### Task description:
Gather all lines in the data that hold the string "diagram".

* Begin Data provided *

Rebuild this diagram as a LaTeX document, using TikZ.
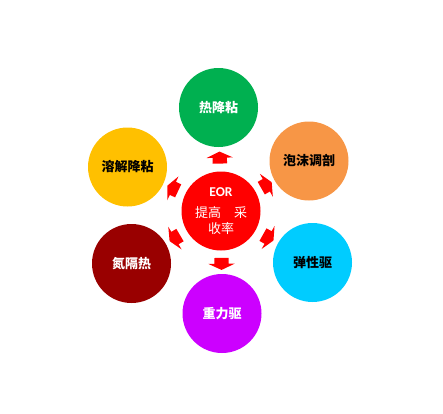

* End Data provided *
* Begin Data provided *

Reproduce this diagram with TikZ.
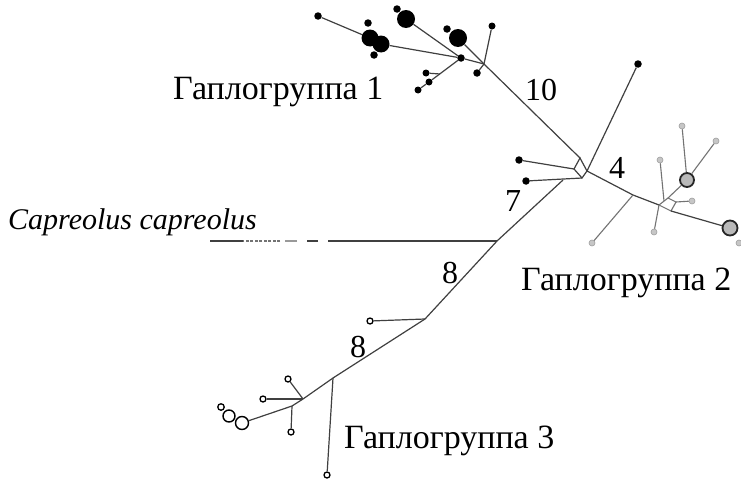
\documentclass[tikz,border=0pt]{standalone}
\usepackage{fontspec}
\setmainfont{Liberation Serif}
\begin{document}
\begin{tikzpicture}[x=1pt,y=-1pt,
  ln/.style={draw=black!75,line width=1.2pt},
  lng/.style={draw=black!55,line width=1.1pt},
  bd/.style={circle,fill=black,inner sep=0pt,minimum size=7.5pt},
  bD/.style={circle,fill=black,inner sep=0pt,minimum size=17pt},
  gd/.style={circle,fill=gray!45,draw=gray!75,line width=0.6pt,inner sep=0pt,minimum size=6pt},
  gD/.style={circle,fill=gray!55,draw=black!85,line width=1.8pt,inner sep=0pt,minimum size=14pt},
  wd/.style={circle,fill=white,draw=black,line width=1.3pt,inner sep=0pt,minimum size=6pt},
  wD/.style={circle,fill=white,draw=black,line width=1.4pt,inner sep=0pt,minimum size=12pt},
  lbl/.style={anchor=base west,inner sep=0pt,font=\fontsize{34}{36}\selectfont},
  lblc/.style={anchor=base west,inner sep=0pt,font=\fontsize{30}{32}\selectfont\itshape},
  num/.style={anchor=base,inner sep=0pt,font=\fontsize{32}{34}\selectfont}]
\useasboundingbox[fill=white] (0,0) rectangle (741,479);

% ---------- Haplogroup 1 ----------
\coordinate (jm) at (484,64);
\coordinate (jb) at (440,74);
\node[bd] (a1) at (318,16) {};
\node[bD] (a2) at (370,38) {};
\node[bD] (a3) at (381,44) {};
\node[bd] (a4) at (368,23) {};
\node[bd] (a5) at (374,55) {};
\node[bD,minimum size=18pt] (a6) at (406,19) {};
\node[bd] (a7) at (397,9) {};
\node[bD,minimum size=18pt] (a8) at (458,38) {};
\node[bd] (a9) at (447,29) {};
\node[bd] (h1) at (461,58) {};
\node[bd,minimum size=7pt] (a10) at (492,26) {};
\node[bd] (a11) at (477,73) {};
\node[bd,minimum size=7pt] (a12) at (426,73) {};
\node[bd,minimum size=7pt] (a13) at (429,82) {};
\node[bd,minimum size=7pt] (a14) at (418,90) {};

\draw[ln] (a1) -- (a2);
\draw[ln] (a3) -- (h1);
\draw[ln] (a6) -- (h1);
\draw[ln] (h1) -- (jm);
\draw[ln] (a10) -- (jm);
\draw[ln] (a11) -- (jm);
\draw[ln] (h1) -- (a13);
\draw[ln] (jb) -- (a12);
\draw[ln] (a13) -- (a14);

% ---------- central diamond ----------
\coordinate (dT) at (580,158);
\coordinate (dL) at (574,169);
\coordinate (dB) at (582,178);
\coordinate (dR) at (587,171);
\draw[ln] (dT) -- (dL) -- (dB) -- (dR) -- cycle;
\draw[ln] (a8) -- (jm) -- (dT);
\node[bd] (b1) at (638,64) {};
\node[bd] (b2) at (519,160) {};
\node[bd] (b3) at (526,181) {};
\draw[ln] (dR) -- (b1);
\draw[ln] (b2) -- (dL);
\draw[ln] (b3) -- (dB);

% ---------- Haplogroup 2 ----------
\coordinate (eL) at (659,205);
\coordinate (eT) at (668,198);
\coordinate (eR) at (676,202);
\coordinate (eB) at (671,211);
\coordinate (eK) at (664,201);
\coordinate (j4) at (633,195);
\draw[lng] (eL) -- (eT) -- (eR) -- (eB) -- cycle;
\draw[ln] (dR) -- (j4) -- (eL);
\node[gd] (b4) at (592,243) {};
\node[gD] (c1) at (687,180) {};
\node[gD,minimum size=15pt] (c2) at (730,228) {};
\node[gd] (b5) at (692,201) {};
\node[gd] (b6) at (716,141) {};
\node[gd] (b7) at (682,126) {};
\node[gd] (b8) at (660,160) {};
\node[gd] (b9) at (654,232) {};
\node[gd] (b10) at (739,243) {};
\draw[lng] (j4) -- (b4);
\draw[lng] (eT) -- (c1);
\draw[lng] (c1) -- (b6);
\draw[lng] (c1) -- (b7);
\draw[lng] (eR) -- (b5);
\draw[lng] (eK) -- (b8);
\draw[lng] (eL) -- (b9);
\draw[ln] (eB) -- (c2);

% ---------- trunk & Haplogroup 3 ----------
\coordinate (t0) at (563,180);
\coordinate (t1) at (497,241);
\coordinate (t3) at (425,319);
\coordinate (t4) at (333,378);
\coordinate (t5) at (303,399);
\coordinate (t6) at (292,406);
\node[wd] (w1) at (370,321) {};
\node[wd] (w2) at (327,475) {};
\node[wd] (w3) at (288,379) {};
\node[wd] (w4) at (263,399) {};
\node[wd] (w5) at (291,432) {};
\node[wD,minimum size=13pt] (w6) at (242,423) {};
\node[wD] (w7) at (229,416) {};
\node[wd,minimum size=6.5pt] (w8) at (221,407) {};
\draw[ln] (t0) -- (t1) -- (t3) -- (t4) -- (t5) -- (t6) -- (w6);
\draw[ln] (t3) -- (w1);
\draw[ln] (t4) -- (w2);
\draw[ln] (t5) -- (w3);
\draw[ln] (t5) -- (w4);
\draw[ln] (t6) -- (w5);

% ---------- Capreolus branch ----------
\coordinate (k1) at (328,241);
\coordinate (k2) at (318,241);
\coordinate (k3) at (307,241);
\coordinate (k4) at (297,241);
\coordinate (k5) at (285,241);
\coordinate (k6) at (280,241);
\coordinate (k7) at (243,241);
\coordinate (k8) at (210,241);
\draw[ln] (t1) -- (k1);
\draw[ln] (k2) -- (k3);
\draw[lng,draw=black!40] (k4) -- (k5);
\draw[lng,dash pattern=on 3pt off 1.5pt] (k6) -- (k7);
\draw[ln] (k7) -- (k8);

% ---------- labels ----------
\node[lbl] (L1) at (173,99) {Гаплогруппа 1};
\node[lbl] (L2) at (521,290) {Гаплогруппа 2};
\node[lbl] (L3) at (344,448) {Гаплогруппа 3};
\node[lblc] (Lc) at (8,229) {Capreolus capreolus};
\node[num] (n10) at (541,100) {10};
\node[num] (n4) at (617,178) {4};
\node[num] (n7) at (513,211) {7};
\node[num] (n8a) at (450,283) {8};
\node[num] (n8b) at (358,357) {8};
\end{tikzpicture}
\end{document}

* End Data provided *

### Written response:
Rebuild this diagram as a LaTeX document, using TikZ.
Reproduce this diagram with TikZ.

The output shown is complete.